MATERIAL:
****************

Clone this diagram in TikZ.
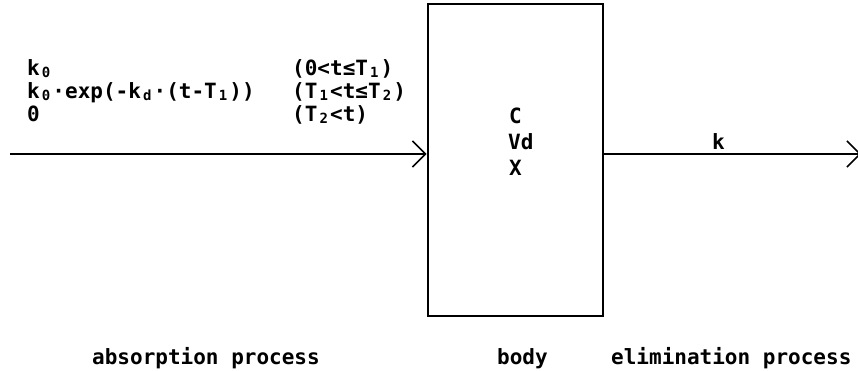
\documentclass[tikz,border=0pt]{standalone}
\usepackage{fontspec}
\setmainfont{DejaVu Sans Mono}
\usetikzlibrary{arrows.meta}
\newcommand\lblfont{\fontsize{21}{25}\selectfont\bfseries}
\newcommand\sbs[1]{\makebox[12.64pt][c]{\raisebox{-1.5pt}{\fontsize{14}{14}\selectfont\bfseries #1}}}
\tikzset{
  txt/.style={anchor=base west, inner sep=0pt, font=\lblfont},
  boxstyle/.style={draw, line width=2.8pt, inner sep=0pt, minimum width=175pt, minimum height=312pt},
  flow/.style={line width=2pt, -{Straight Barb[length=13pt, width=26pt, line width=1.6pt]}}
}
\begin{document}
\begin{tikzpicture}[x=1pt, y=-1pt]
\useasboundingbox (0,0) rectangle (858,371);
\clip (0,0) rectangle (858,371);
% box
\node[boxstyle] (body) at (515.5,160) {};
% connectors
\coordinate (src) at (10,154);
\coordinate (sink) at (861,154);
\draw[flow] (src) -- (src -| body.west);
\draw[flow] (body.east |- sink) -- (sink);
% absorption texts
\node[txt] (r1) at (27,76) {k\sbs{0}};
\node[txt] (r2) at (27,99) {k\sbs{0}·exp(-k\sbs{d}·(t-T\sbs{1}))};
\node[txt] (r3) at (27,122) {0};
\node[txt] (c1) at (292,76) {(0<t≤T\sbs{1})};
\node[txt] (c2) at (292,99) {(T\sbs{1}<t≤T\sbs{2})};
\node[txt] (c3) at (292,122) {(T\sbs{2}<t)};
% body texts
\node[txt] (vC) at (509,124) {C};
\node[txt] (vVd) at (508,150) {Vd};
\node[txt] (vX) at (509,176) {X};
% elimination constant
\node[txt] (kel) at (712,150) {k};
% bottom labels
\node[txt] (labs) at (92,364) {absorption process};
\node[txt] (lbody) at (497,364) {body};
\node[txt] (lel) at (611,364) {elimination process};
\end{tikzpicture}
\end{document}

****************

WHAT YOU WILL DO: Using the material above, return every line exactly as it appears, minus the pictures.

RESULT:
Clone this diagram in TikZ.
\documentclass[tikz,border=0pt]{standalone}
\usepackage{fontspec}
\setmainfont{DejaVu Sans Mono}
\usetikzlibrary{arrows.meta}
\newcommand\lblfont{\fontsize{21}{25}\selectfont\bfseries}
\newcommand\sbs[1]{\makebox[12.64pt][c]{\raisebox{-1.5pt}{\fontsize{14}{14}\selectfont\bfseries #1}}}
\tikzset{
  txt/.style={anchor=base west, inner sep=0pt, font=\lblfont},
  boxstyle/.style={draw, line width=2.8pt, inner sep=0pt, minimum width=175pt, minimum height=312pt},
  flow/.style={line width=2pt, -{Straight Barb[length=13pt, width=26pt, line width=1.6pt]}}
}
\begin{document}
\begin{tikzpicture}[x=1pt, y=-1pt]
\useasboundingbox (0,0) rectangle (858,371);
\clip (0,0) rectangle (858,371);
% box
\node[boxstyle] (body) at (515.5,160) {};
% connectors
\coordinate (src) at (10,154);
\coordinate (sink) at (861,154);
\draw[flow] (src) -- (src -| body.west);
\draw[flow] (body.east |- sink) -- (sink);
% absorption texts
\node[txt] (r1) at (27,76) {k\sbs{0}};
\node[txt] (r2) at (27,99) {k\sbs{0}·exp(-k\sbs{d}·(t-T\sbs{1}))};
\node[txt] (r3) at (27,122) {0};
\node[txt] (c1) at (292,76) {(0<t≤T\sbs{1})};
\node[txt] (c2) at (292,99) {(T\sbs{1}<t≤T\sbs{2})};
\node[txt] (c3) at (292,122) {(T\sbs{2}<t)};
% body texts
\node[txt] (vC) at (509,124) {C};
\node[txt] (vVd) at (508,150) {Vd};
\node[txt] (vX) at (509,176) {X};
% elimination constant
\node[txt] (kel) at (712,150) {k};
% bottom labels
\node[txt] (labs) at (92,364) {absorption process};
\node[txt] (lbody) at (497,364) {body};
\node[txt] (lel) at (611,364) {elimination process};
\end{tikzpicture}
\end{document}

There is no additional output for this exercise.